I’m flying back to Singapore for a two week visit. I don’t know when Singapore stopped feeling like a home to me. It happened earlier than my flight to New York to write poetry and come out as gay. Earlier than my undergraduate years at Oxford when the Anglican church appeared a more favorable spiritual home. National service, with its regimentation, terror and unreason, only confirmed, but not initiated, my feeling of alienation.
The loss of a home is not the same as leaving home. Leaving involves personal choice. In Singapore, you decide to get married, and you leave home to set up a home of your own. In Britain or the States, you leave home to set off on the adventure of college, expecting to make your own way after that decisive break. My American friends who return home to live with their parents after college always speaks of that homecoming with a rueful sheepishness. You don’t have a choice, however, in losing a home. The loss comes to you, whether in the form of a letter or a Boeing megatop, with the force of a humming air-conditioner or that of a hurricane, and you are forced out of the house, even if physically you remain in it. It is exile.
There are two ways of responding to exile. One may strive to return home. If that proves impossible, as it is for Tiananmen dissidents or for Native Americans who don’t have the American plains or wilderness to return to, one re-creates the new world in the image of the old. So, Chinatowns take the place of China. One danger of that first kind of response is fossilization; the home changes, as it must, but the homestead is a mere skeletal record and skeletons, devoid of flesh and blood, do not grow. Perhaps I am turning more British or American in this: I think sheepishness rightfully accompanies such attempts to return to the fold.
The second response is to accept one’s exile as permanent. Not just permanent but the true state of things for oneself, and others. The idea of home then is revealed to be an illusion. Origin is a dream. Parents are a story two strangers tell you and you believe them. The story may even include the realist convention, also called “fact,” of similar DNA. No mother, no father, or what amounts to the same: many mothers and fathers, one wanders wide-awake from house to house. When things get too hard, one closes one’s eyes and dreams of home.
I am persuaded this is the true state of things because of our experience of time. We are exiled from one moment to the next because we don’t have a choice whether we wish to leave that first moment. Time does not ask for our consideration or our decision; it boots us out. We are always alienated from our past, from the minute, the second, that just went by. To dream of returning to that minute, that second, is the work of memory. Against Eliot, Time Past is not Time Present. Time Past is Time Past, and memory is that pathetic effort to delude ourselves about the presentness of the past. There is only the exilic present. IS is an exile, an expatriate or a refugee, I AM already banished from Paradise.
A poetry of place is necessarily nostalgic: New England, old England, Midwest, The West, East Coast, Ivory Coast are switcheroo versions of Eden. A poetry of time, however, is defiantly truthful about our outcast condition. Poetry, written and read in time, confesses the truth of our metaphysical condition: “Tomorrow and tomorrow and tomorrow...”

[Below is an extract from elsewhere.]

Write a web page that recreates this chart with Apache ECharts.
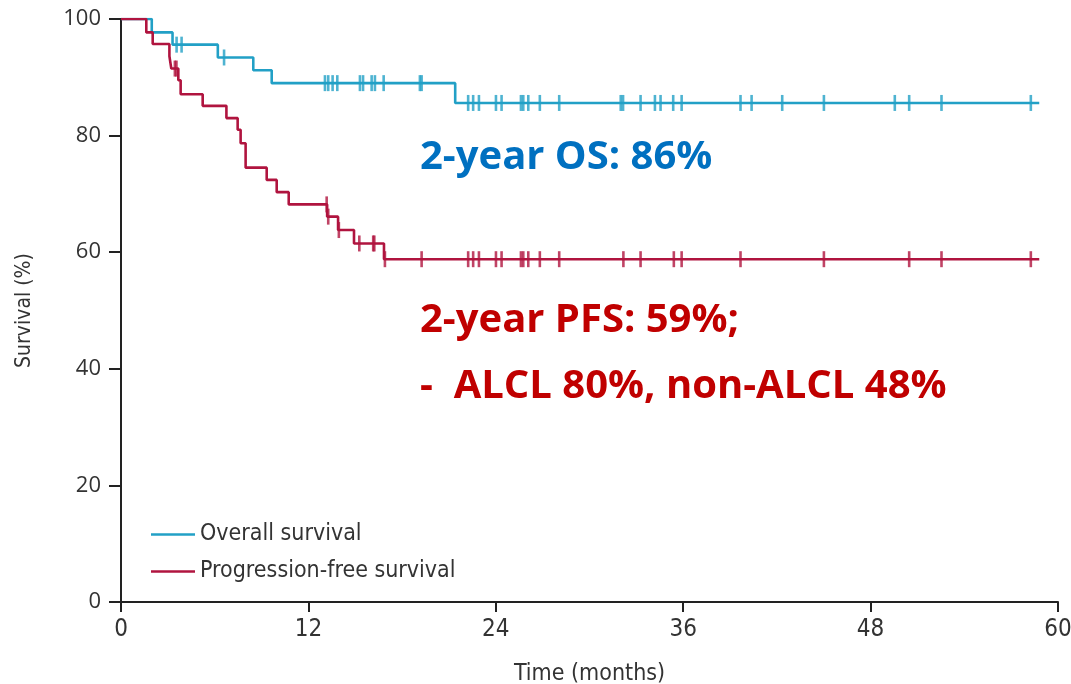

What are then our loyalties, as exiles, to the past? What does the past deserve of us when it is responsible for turning us out of the first place? Commemoration, intones the historian. Celebration, exults the chauvinist. I say the past deserves nothing of us. Let the dead bury the dead. My loyalties are to the living. Those living in the continuous present of pain, those who pain. And those in the presence of joy.